Imagine we have an experiment in which 10 individuals completed a task with 100 trials. For each of the 1000 total trials, we measured two things, V1 and V2, and our research aims at investigating the link between these two variables.
We will generate data using the simulate_simpson()
function from the correlation
package.
Now let’s visualize the two variables:
library(ggplot2)
ggplot(data, aes(x = V1, y = V2)) +
geom_point() +
geom_smooth(colour = "black", method = "lm", se = FALSE) +
theme_classic()
That seems pretty straightforward! It seems like there is a negative correlation between V1 and V2. Let’s test this.
## Parameter1 | Parameter2 | r | 95% CI | t(998) | p | Method | n_Obs
## ------------------------------------------------------------------------------------
## V1 | V2 | -0.84 | [-0.86, -0.82] | -48.77 | < .001 | Pearson | 1000
##
## p-value adjustment method: Holm (1979)
Indeed, there is strong, negative and significant correlation between V1 and V2. Great, can we go ahead and publish these results in PNAS?
Hold on sunshine! Ever heard of something called the Simpson’s Paradox?
Let’s colour our datapoints by group (by individuals):
library(ggplot2)
ggplot(data, aes(x = V1, y = V2)) +
geom_point(aes(colour = Group)) +
geom_smooth(aes(colour = Group), method = "lm", se = FALSE) +
geom_smooth(colour = "black", method = "lm", se = FALSE) +
theme_classic()
Mmh, interesting. It seems like, for each subject, the relationship is different. The negative general trend seems to be created by differences between the groups and could be spurious!

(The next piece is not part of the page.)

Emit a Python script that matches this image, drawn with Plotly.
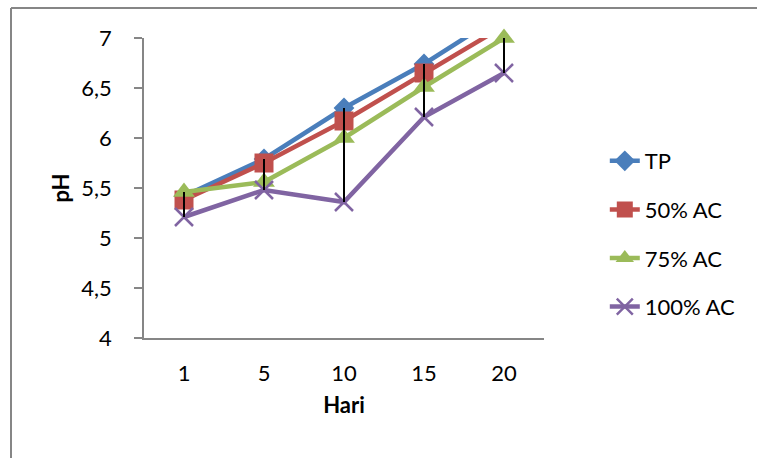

Multilevel (as in multi-group) correlations allow us to account for differences between groups. It is based on a partialization of the group, entered as a random effect in a mixed linear regression.
You can compute them with the correlations package by setting the multilevel
argument to TRUE
.
## Parameter1 | Parameter2 | r | CI | t(998) | p | Method | n_Obs
## ---------------------------------------------------------------------------------
## V1 | V2 | 0.50 | [0.45, 0.55] | 18.24 | < .001 | Pearson | 1000
##
## p-value adjustment method: Holm (1979)
Dayum! We were too hasty in our conclusions! Taking the group into account seems to be super important.
Note: In this simple case where only two variables are of interest, it would be of course best to directly proceed using a mixed regression model instead of correlations. That being said, the latter can be useful for exploratory analysis, when multiple variables are of interest, or in combination with a network or structural approach.